begin

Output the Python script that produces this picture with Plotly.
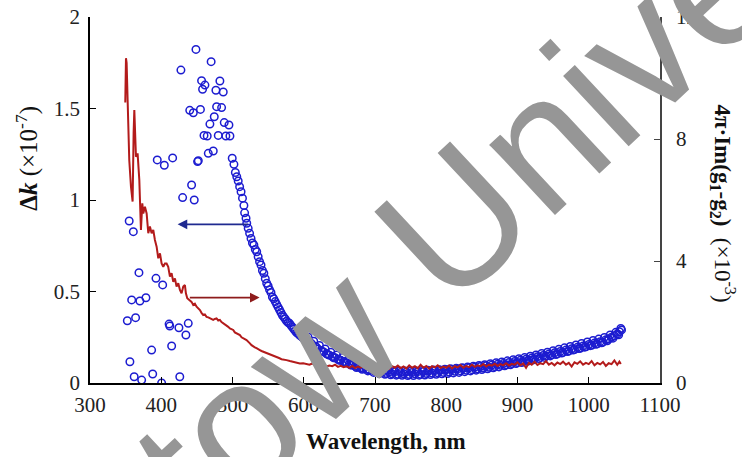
import plotly.graph_objects as go

# ---- Δk (left axis), scattered points at short wavelengths ----
dk_scatter_wl = [352.4, 355, 356, 358.5, 360.8, 362, 364, 368.7, 370, 372.5, 378.5, 386.5, 388, 392.6,
                 394.4, 400.5, 402, 404.3, 411, 412, 414.6, 416, 424.8, 426, 427.6, 430, 434.6, 437.9,
                 440, 442.6, 445, 446.3, 448.7, 451, 452, 455, 456.6, 458, 460, 461.3, 464.5, 466,
                 468.3, 470, 473, 474.4, 476.7, 477.7, 480, 482.3, 484.7, 487, 488.4, 490.7, 495, 496.4]
dk_scatter = [0.34, 0.885, 0.116, 0.454, 0.827, 0.034, 0.357, 0.603, 0.448, 0.016, 0.466, 0.18, 0.049, 0.572,
              1.219, 0.0, 0.536, 1.19, 0.322, 0.311, 0.202, 1.23, 0.302, 0.034, 1.71, 1.013, 0.262, 0.326,
              1.49, 1.082, 1.477, 1.0, 1.823, 1.21, 1.215, 1.495, 1.652, 1.605, 1.353, 1.628, 1.35, 1.255,
              1.415, 1.756, 1.268, 1.455, 1.60, 1.51, 1.353, 1.65, 1.505, 1.59, 1.423, 1.35, 1.41, 1.35]

# ---- Δk (left axis), dense curve (first sampling) ----
dk_curve_wl = [499.6, 502, 504, 506, 508, 510, 512, 514, 516, 517, 519, 520, 522, 524, 526, 528, 530, 532,
               534, 536, 538, 540, 542, 544, 546, 548, 550, 552, 554, 556, 558, 560, 562, 564, 566, 568,
               570, 572, 574, 576, 578, 580, 582, 584, 586, 588, 590, 592, 594, 596, 598, 600,
               604, 608, 612, 616, 620, 624, 628, 632, 636, 640, 644, 648, 652, 656, 660, 664, 668, 672,
               676, 680, 684, 688, 692, 696, 700, 704, 708, 712, 716, 720, 724, 728, 732, 736, 740, 744,
               748, 752, 756, 760, 764, 768, 772, 776, 780, 784, 788, 792, 796, 800, 804, 808, 812, 816,
               820, 824, 828, 832, 836, 840, 844, 848, 852, 856, 860, 864, 868, 872, 876, 880, 884, 888,
               892, 896, 900, 904, 908, 912, 916, 920, 924, 928, 932, 936, 940, 944, 948, 952, 956, 960,
               964, 968, 972, 976, 980, 984, 988, 992, 996, 1000, 1004, 1008, 1012, 1016, 1020, 1024,
               1028, 1032, 1036, 1040, 1043, 1046]
dk_curve = [1.228, 1.195, 1.15, 1.127, 1.104, 1.073, 1.045, 1.01, 0.97, 0.93, 0.90, 0.873, 0.845, 0.818,
            0.79, 0.765, 0.754, 0.73, 0.717, 0.69, 0.663, 0.645, 0.615, 0.60, 0.57, 0.545, 0.53, 0.51,
            0.495, 0.47, 0.46, 0.445, 0.43, 0.415, 0.40, 0.385, 0.37, 0.36, 0.35, 0.338, 0.33, 0.326,
            0.315, 0.305, 0.295, 0.285, 0.275, 0.27, 0.262, 0.256, 0.25, 0.245,
            0.235, 0.222, 0.21, 0.2, 0.185, 0.178, 0.17, 0.16, 0.152, 0.145, 0.138, 0.13, 0.124, 0.118,
            0.11, 0.105, 0.098, 0.092, 0.088, 0.083, 0.079, 0.075, 0.071, 0.07, 0.064, 0.068, 0.058,
            0.062, 0.052, 0.06, 0.05, 0.062, 0.048, 0.058, 0.05, 0.06, 0.046, 0.058, 0.05, 0.062, 0.048,
            0.063, 0.052, 0.066, 0.054, 0.068, 0.056, 0.069, 0.058, 0.072, 0.06, 0.074, 0.064, 0.077,
            0.066, 0.08, 0.07, 0.083, 0.073, 0.086, 0.076, 0.09, 0.082, 0.094, 0.086, 0.098, 0.09, 0.102,
            0.097, 0.106, 0.1, 0.112, 0.106, 0.118, 0.112, 0.124, 0.118, 0.13, 0.126, 0.137, 0.133, 0.144,
            0.14, 0.15, 0.147, 0.158, 0.154, 0.165, 0.16, 0.172, 0.167, 0.18, 0.175, 0.187, 0.183, 0.195,
            0.19, 0.202, 0.198, 0.21, 0.206, 0.218, 0.214, 0.226, 0.223, 0.236, 0.24, 0.25, 0.258, 0.268,
            0.28, 0.29, 0.298]

# ---- Δk (left axis), dense curve (second, interleaved sampling) ----
dk_curve2_wl = [602, 606, 610, 614, 618, 622, 626, 630, 634, 638, 642, 646, 650, 654, 658, 662, 666, 670,
                674, 678, 682, 686, 690, 694, 698, 702, 706, 710, 714, 718, 722, 726, 730, 734, 738, 742,
                746, 750, 754, 758, 762, 766, 770, 774, 778, 782, 786, 790, 794, 798, 802, 806, 810, 814,
                818, 822, 826, 830, 834, 838, 842, 846, 850, 854, 858, 862, 866, 870, 874, 878, 882, 886,
                890, 894, 898, 902, 906, 910, 914, 918, 922, 926, 930, 934, 938, 942, 946, 950, 954, 958,
                962, 966, 970, 974, 978, 982, 986, 990, 994, 998, 1002, 1006, 1010, 1014, 1018, 1022,
                1026, 1030, 1034, 1038, 1042, 1045]
dk_curve2 = [0.252, 0.218, 0.228, 0.195, 0.205, 0.172, 0.186, 0.155, 0.168, 0.138, 0.153, 0.124, 0.139,
             0.111, 0.126, 0.098, 0.113, 0.085, 0.102, 0.075, 0.093, 0.066, 0.085, 0.058, 0.079, 0.052,
             0.074, 0.048, 0.07, 0.045, 0.068, 0.043, 0.066, 0.042, 0.065, 0.041, 0.065, 0.041, 0.066,
             0.043, 0.068, 0.044, 0.069, 0.046, 0.071, 0.048, 0.073, 0.05, 0.075, 0.052, 0.078, 0.055,
             0.081, 0.058, 0.084, 0.062, 0.088, 0.066, 0.092, 0.07, 0.096, 0.074, 0.1, 0.078, 0.105,
             0.083, 0.11, 0.088, 0.115, 0.094, 0.121, 0.1, 0.127, 0.106, 0.133, 0.112, 0.139, 0.119,
             0.146, 0.126, 0.153, 0.133, 0.161, 0.14, 0.168, 0.148, 0.176, 0.156, 0.184, 0.164, 0.192,
             0.172, 0.2, 0.18, 0.208, 0.188, 0.216, 0.196, 0.224, 0.204, 0.232, 0.212, 0.24, 0.22, 0.249,
             0.231, 0.262, 0.245, 0.277, 0.263, 0.298, 0.305]

# ---- 4π·Im(g1-g2) (right axis), red line ----
red_wl = [349.5, 350.5, 351.4, 352.8, 355.1, 357.5, 359.8, 361.2, 362.2, 364.5, 366.8, 369.2, 371.5,
          373.4, 374.8, 377.1, 379.5, 381.8, 384.1, 386.5, 388.8, 391.1, 393.5, 395.8, 398.2, 400.5,
          402.8, 405.2, 407.5, 409.8, 412.2, 414.5, 416.9, 419.2, 421.5, 423.9, 426.2, 428.5, 430.9,
          433.2, 434.6, 436.5, 440.2, 442.5, 444.9, 447.2, 449.6, 452, 454.3, 456.5, 458.9, 461.2,
          463.6, 466, 468.3, 470.6, 472.9, 475.2, 477.6, 480, 482.3, 484.6, 487, 489.3, 491.7, 494,
          496.3, 498.6, 501, 503.3, 505.7, 508, 510.4, 512.7, 515, 517.3, 519.7, 522, 524.4, 526.7,
          529.1, 531.4, 533.7, 536, 538.4, 540.7, 543.1, 545.4, 547.8, 551.3, 554.8, 558.3, 561.8,
          565.3, 568.8, 572.3, 575.8, 580.5, 585.2, 589.9, 594.5, 599.2, 604, 608, 612, 616, 620, 624,
          628, 632, 636, 640, 644, 648, 652, 656, 660, 664, 668, 672, 676, 680, 684, 688, 692, 696, 700,
          704, 708, 712, 716, 720, 724, 728, 732, 736, 740, 744, 748, 752, 756, 760, 764, 768, 772, 776,
          780, 784, 788, 792, 796, 800, 804, 808, 812, 816, 820, 824, 828, 832, 836, 840, 844, 848, 852,
          856, 860, 864, 868, 872, 876, 880, 884, 888, 892, 896, 900, 904, 908, 912, 916, 920, 924, 928,
          932, 936, 940, 944, 948, 952, 956, 960, 964, 968, 972, 976, 980, 984, 988, 992, 996, 1000,
          1004, 1008, 1012, 1016, 1020, 1024, 1028, 1032, 1036, 1040, 1043, 1045]
red_val = [9.2, 10.65, 10.5, 9.28, 7.31, 6.44, 5.95, 8.2, 8.95, 7.42, 7.53, 6.66, 5.02, 5.89, 5.56, 5.78,
           5.56, 4.91, 5.13, 4.91, 5.02, 4.69, 4.47, 4.09, 4.25, 3.92, 3.81, 3.92, 3.92, 3.81, 3.49,
           3.60, 3.32, 3.43, 3.16, 3.27, 3.05, 2.94, 3.16, 3.21, 2.94, 2.78, 2.72, 2.66, 2.56, 2.6, 2.50,
           2.45, 2.39, 2.3, 2.23, 2.25, 2.17, 2.15, 2.12, 2.1, 2.07, 2.1, 2.12, 2.05, 2.07, 2.0, 1.96,
           1.93, 1.90, 1.84, 1.79, 1.77, 1.74, 1.66, 1.63, 1.6, 1.57, 1.5, 1.46, 1.44, 1.41, 1.34, 1.30,
           1.24, 1.19, 1.17, 1.14, 1.1, 1.08, 1.05, 1.03, 0.99, 0.97, 0.95, 0.92, 0.89, 0.86, 0.82, 0.78,
           0.77, 0.75, 0.72, 0.70, 0.66, 0.64, 0.65, 0.62, 0.6, 0.64, 0.58, 0.6, 0.55, 0.58, 0.54, 0.57,
           0.55, 0.6, 0.53, 0.56, 0.52, 0.55, 0.5, 0.56, 0.49, 0.54, 0.5, 0.55, 0.47, 0.53, 0.49, 0.56,
           0.48, 0.52, 0.5, 0.58, 0.47, 0.55, 0.5, 0.57, 0.49, 0.54, 0.47, 0.58, 0.5, 0.55, 0.48, 0.6,
           0.5, 0.56, 0.47, 0.55, 0.51, 0.58, 0.49, 0.54, 0.5, 0.57, 0.48, 0.55, 0.51, 0.59, 0.5, 0.56,
           0.52, 0.6, 0.53, 0.58, 0.55, 0.62, 0.54, 0.6, 0.57, 0.63, 0.56, 0.62, 0.58, 0.65, 0.57, 0.63,
           0.6, 0.68, 0.58, 0.64, 0.5, 0.66, 0.6, 0.7, 0.59, 0.65, 0.62, 0.72, 0.6, 0.66, 0.58, 0.67,
           0.62, 0.7, 0.6, 0.66, 0.54, 0.68, 0.63, 0.71, 0.6, 0.66, 0.62, 0.72, 0.58, 0.66, 0.61, 0.69,
           0.56, 0.65, 0.62, 0.74, 0.6, 0.7, 0.62]

x_ticks = [300, 400, 500, 600, 700, 800, 900, 1000, 1100]
y_left_ticks = [0, 0.5, 1, 1.5, 2]
y_left_labels = ["0", "0.5", "1", "1.5", "2"]
y_right_ticks = [0, 4, 8, 12]

BLUE = "#1c1cd0"
RED = "#b31b1b"
SERIF = "Liberation Serif, Times New Roman, serif"

fig = go.Figure()
fig.add_trace(go.Scatter(x=dk_scatter_wl + dk_curve_wl + dk_curve2_wl, y=dk_scatter + dk_curve + dk_curve2,
                         mode="markers",
                         marker=dict(symbol="circle-open", size=7.5, color=BLUE, line=dict(width=1.5, color=BLUE)),
                         showlegend=False, yaxis="y"))
fig.add_trace(go.Scatter(x=red_wl, y=red_val, mode="lines", line=dict(color=RED, width=2),
                         showlegend=False, yaxis="y2"))

tickfont = dict(family=SERIF, size=21, color="#222")
fig.update_layout(
    width=742, height=457,
    margin=dict(l=90, r=82, t=17, b=74),
    paper_bgcolor="white", plot_bgcolor="white",
    xaxis=dict(range=[300, 1100], tickvals=x_ticks, ticks="inside", ticklen=6, tickwidth=1.2,
               tickcolor="black", showline=True, linecolor="black", linewidth=1.6, showgrid=False,
               zeroline=False, tickfont=tickfont, ticklabelstandoff=2, automargin=False),
    yaxis=dict(range=[0, 2], tickvals=y_left_ticks, ticktext=y_left_labels, ticks="inside", ticklen=6,
               tickwidth=1.2, tickcolor="black", showline=True, linecolor="black", linewidth=1.6,
               showgrid=False, zeroline=False, tickfont=tickfont, ticklabelstandoff=4, automargin=False),
    yaxis2=dict(range=[0, 12], tickvals=y_right_ticks, overlaying="y", side="right", ticks="inside",
                ticklen=6, tickwidth=1.2, tickcolor="#444", showline=True, linecolor="#444", linewidth=1.6,
                showgrid=False, zeroline=False, tickfont=tickfont, ticklabelstandoff=10, automargin=False),
)

anns = [
    dict(text="<b>Wavelength, nm</b>", xref="paper", yref="paper", x=0.52, y=-0.16, xanchor="center",
         yanchor="middle", showarrow=False, font=dict(family=SERIF, size=23, color="#111")),
    dict(text="<b>Δ<i>k</i></b> (×10<sup>-7</sup>)", xref="paper", yref="paper", x=-0.109, y=0.615,
         textangle=-90, xanchor="center", yanchor="middle", showarrow=False,
         font=dict(family=SERIF, size=25, color="#111")),
    dict(text="<b>4π·Im(g<sub>1</sub>-g<sub>2</sub>)</b>  (×10<sup>-3</sup>)", xref="paper", yref="paper",
         x=1.111, y=0.49, textangle=90, xanchor="center", yanchor="middle", showarrow=False,
         font=dict(family=SERIF, size=23, color="#111")),
    dict(x=423, y=0.867, ax=524, ay=0.867, xref="x", yref="y", axref="x", ayref="y", text="",
         showarrow=True, arrowhead=2, arrowsize=1.2, arrowwidth=1.6, arrowcolor="#1f2a90"),
    dict(x=538, y=2.8, ax=438, ay=2.8, xref="x", yref="y2", axref="x", ayref="y2", text="",
         showarrow=True, arrowhead=2, arrowsize=1.2, arrowwidth=1.6, arrowcolor="#8e1c1c"),
    dict(text="tow Unive", xref="paper", yref="paper", x=0.64, y=0.44, textangle=-43,
         xanchor="center", yanchor="middle", showarrow=False,
         font=dict(family="Liberation Sans, Arial, sans-serif", size=182, color="#969696")),
]
fig.update_layout(annotations=anns)
fig.write_html("out.html", post_script="document.body.style.margin='0px';",
               config={"displayModeBar": False})
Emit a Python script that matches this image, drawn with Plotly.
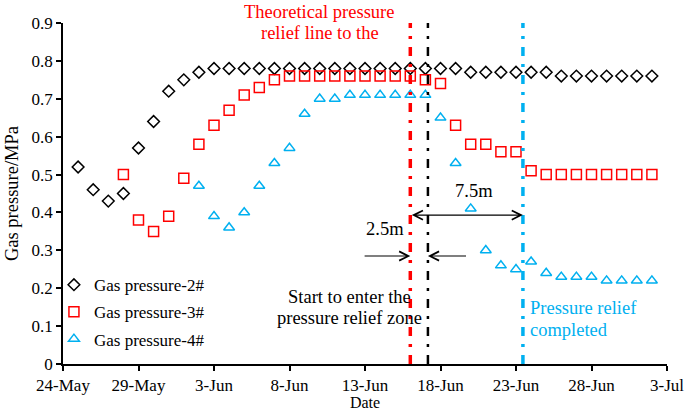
import plotly.graph_objects as go

dates = [
    "2019-05-25", "2019-05-26", "2019-05-27", "2019-05-28", "2019-05-29", "2019-05-30", "2019-05-31",
    "2019-06-01", "2019-06-02", "2019-06-03", "2019-06-04", "2019-06-05", "2019-06-06", "2019-06-07",
    "2019-06-08", "2019-06-09", "2019-06-10", "2019-06-11", "2019-06-12", "2019-06-13", "2019-06-14",
    "2019-06-15", "2019-06-16", "2019-06-17", "2019-06-18", "2019-06-19", "2019-06-20", "2019-06-21",
    "2019-06-22", "2019-06-23", "2019-06-24", "2019-06-25", "2019-06-26", "2019-06-27", "2019-06-28",
    "2019-06-29", "2019-06-30", "2019-07-01", "2019-07-02",
]

gas2 = [0.52, 0.46, 0.43, 0.45, 0.57, 0.64, 0.72,
        0.75, 0.77, 0.78, 0.78, 0.78, 0.78, 0.78,
        0.78, 0.78, 0.78, 0.78, 0.78, 0.78, 0.78,
        0.78, 0.78, 0.78, 0.78, 0.78, 0.77, 0.77,
        0.77, 0.77, 0.77, 0.77, 0.76, 0.76, 0.76,
        0.76, 0.76, 0.76, 0.76]

gas3 = [None, None, None, 0.50, 0.38, 0.35, 0.39,
        0.49, 0.58, 0.63, 0.67, 0.71, 0.73, 0.75,
        0.76, 0.76, 0.76, 0.76, 0.76, 0.76, 0.76,
        0.76, 0.76, 0.75, 0.74, 0.63, 0.58, 0.58,
        0.56, 0.56, 0.51, 0.50, 0.50, 0.50, 0.50,
        0.50, 0.50, 0.50, 0.50]

gas4 = [None, None, None, None, None, None, None,
        None, 0.47, 0.39, 0.36, 0.40, 0.47, 0.53,
        0.57, 0.66, 0.70, 0.70, 0.71, 0.71, 0.71,
        0.71, 0.71, 0.71, 0.65, 0.53, 0.41, 0.30,
        0.26, 0.25, 0.27, 0.24, 0.23, 0.23, 0.23,
        0.22, 0.22, 0.22, 0.22]

tick_vals = ["2019-05-24", "2019-05-29", "2019-06-03", "2019-06-08", "2019-06-13",
             "2019-06-18", "2019-06-23", "2019-06-28", "2019-07-03"]
tick_text = ["24-May", "29-May", "3-Jun", "8-Jun", "13-Jun", "18-Jun", "23-Jun", "28-Jun", "3-Jul"]

# event lines
line_theory = "2019-06-16 00:00"
line_start = "2019-06-17 04:00"
line_done = "2019-06-23 11:00"

RED = "#FF0000"
BLUE = "#00B0F0"
FONT = "Liberation Serif"
AF = 18.5
DASH = "9px,8px,3px,8px"

fig = go.Figure()
fig.add_trace(go.Scatter(x=dates, y=gas2, mode="markers", name="Gas pressure-2#", legendgroup="a",
                         marker=dict(symbol="diamond-open", size=9, color="black", line=dict(width=1.5))))
fig.add_trace(go.Scatter(x=dates, y=gas3, mode="markers", name="Gas pressure-3#", legendgroup="b",
                         marker=dict(symbol="square-open", size=10, color=RED, line=dict(width=1.5))))
fig.add_trace(go.Scatter(x=dates, y=gas4, mode="markers", name="Gas pressure-4#", legendgroup="c",
                         marker=dict(symbol="triangle-up-open", size=9.5, color=BLUE, line=dict(width=1.5))))

for xv, col, w in [(line_theory, RED, 3.5), (line_start, "black", 2.5), (line_done, BLUE, 3.5)]:
    fig.add_shape(type="line", xref="x", yref="y", x0=xv, x1=xv, y0=0, y1=0.905,
                  line=dict(color=col, width=w, dash=DASH))

def txt(x, y, s, color, xanchor="center", yref="y"):
    return dict(x=x, y=y, xref="x", yref=yref, text=s, showarrow=False, xanchor=xanchor, yanchor="middle",
                font=dict(color=color, size=AF, family=FONT))

anns = [
    txt("2019-06-10 00:00", 1.032, "Theoretical pressure", RED, yref="paper"),
    txt("2019-06-10 00:00", 0.97, "relief line to the", RED, yref="paper"),
    txt("2019-06-12 00:00", 0.177, "Start to enter the", "black"),
    txt("2019-06-12 00:00", 0.121, "pressure relief zone", "black"),
    txt("2019-06-23 19:00", 0.148, "Pressure relief", BLUE, xanchor="left"),
    txt("2019-06-23 19:00", 0.090, "completed", BLUE, xanchor="left"),
    txt("2019-06-20 05:00", 0.456, "7.5m", "black"),
    txt("2019-06-14 08:00", 0.356, "2.5m", "black"),
]
# arrows
anns.append(dict(x=line_done, y=0.393, ax=line_theory, ay=0.393, xref="x", yref="y", axref="x", ayref="y",
                 text="", showarrow=True, arrowhead=5, startarrowhead=5, arrowside="end+start",
                 arrowsize=1.5, startarrowsize=1.5, arrowwidth=1.2, arrowcolor="black"))
anns.append(dict(x=line_theory, y=0.285, ax="2019-06-12 21:00", ay=0.285, xref="x", yref="y", axref="x", ayref="y",
                 text="", showarrow=True, arrowhead=5, arrowsize=1.5, arrowwidth=1.2, arrowcolor="black"))
anns.append(dict(x=line_start, y=0.285, ax="2019-06-19 19:00", ay=0.285, xref="x", yref="y", axref="x", ayref="y",
                 text="", showarrow=True, arrowhead=5, arrowsize=1.5, arrowwidth=1.2, arrowcolor="black"))

fig.update_layout(
    width=685, height=411,
    margin=dict(l=63, r=18, t=23, b=47),
    paper_bgcolor="white", plot_bgcolor="white",
    font=dict(family=FONT, size=17, color="black"),
    annotations=anns,
    legend=dict(x=-0.015, y=0.284, xanchor="left", yanchor="top", bgcolor="rgba(0,0,0,0)",
                font=dict(size=17, family=FONT), tracegroupgap=2, itemwidth=30),
    showlegend=True,
)
fig.update_xaxes(type="date", range=["2019-05-24", "2019-07-03"], tickvals=tick_vals, ticktext=tick_text,
                 showgrid=False, zeroline=False, showline=True, linecolor="black", linewidth=1.5,
                 ticks="outside", ticklen=5, tickwidth=1.5, tickcolor="black", automargin=False,
                 tickfont=dict(size=17), title=dict(text="Date", standoff=3, font=dict(size=16)))
fig.update_yaxes(range=[0, 0.9], dtick=0.1, showgrid=False, zeroline=False, showline=True,
                 linecolor="black", linewidth=1.5, ticks="outside", ticklen=5, tickwidth=1.5,
                 tickcolor="black", automargin=False, tickfont=dict(size=17),
                 title=dict(text="Gas pressure/MPa", standoff=8, font=dict(size=18.5)))

fig.write_html("out.html", config={"displayModeBar": False},
               post_script="document.body.style.margin='0px';")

end

_STATED EXERCISE_
Look above for the line with "Emit a Python" and copy exactly from it through the line with "0.22, 0.22, 0.22, 0.22]", both included. Omit the pictures.

_COMPLETE RESPONSE_
Emit a Python script that matches this image, drawn with Plotly.
import plotly.graph_objects as go

dates = [
    "2019-05-25", "2019-05-26", "2019-05-27", "2019-05-28", "2019-05-29", "2019-05-30", "2019-05-31",
    "2019-06-01", "2019-06-02", "2019-06-03", "2019-06-04", "2019-06-05", "2019-06-06", "2019-06-07",
    "2019-06-08", "2019-06-09", "2019-06-10", "2019-06-11", "2019-06-12", "2019-06-13", "2019-06-14",
    "2019-06-15", "2019-06-16", "2019-06-17", "2019-06-18", "2019-06-19", "2019-06-20", "2019-06-21",
    "2019-06-22", "2019-06-23", "2019-06-24", "2019-06-25", "2019-06-26", "2019-06-27", "2019-06-28",
    "2019-06-29", "2019-06-30", "2019-07-01", "2019-07-02",
]

gas2 = [0.52, 0.46, 0.43, 0.45, 0.57, 0.64, 0.72,
        0.75, 0.77, 0.78, 0.78, 0.78, 0.78, 0.78,
        0.78, 0.78, 0.78, 0.78, 0.78, 0.78, 0.78,
        0.78, 0.78, 0.78, 0.78, 0.78, 0.77, 0.77,
        0.77, 0.77, 0.77, 0.77, 0.76, 0.76, 0.76,
        0.76, 0.76, 0.76, 0.76]

gas3 = [None, None, None, 0.50, 0.38, 0.35, 0.39,
        0.49, 0.58, 0.63, 0.67, 0.71, 0.73, 0.75,
        0.76, 0.76, 0.76, 0.76, 0.76, 0.76, 0.76,
        0.76, 0.76, 0.75, 0.74, 0.63, 0.58, 0.58,
        0.56, 0.56, 0.51, 0.50, 0.50, 0.50, 0.50,
        0.50, 0.50, 0.50, 0.50]

gas4 = [None, None, None, None, None, None, None,
        None, 0.47, 0.39, 0.36, 0.40, 0.47, 0.53,
        0.57, 0.66, 0.70, 0.70, 0.71, 0.71, 0.71,
        0.71, 0.71, 0.71, 0.65, 0.53, 0.41, 0.30,
        0.26, 0.25, 0.27, 0.24, 0.23, 0.23, 0.23,
        0.22, 0.22, 0.22, 0.22]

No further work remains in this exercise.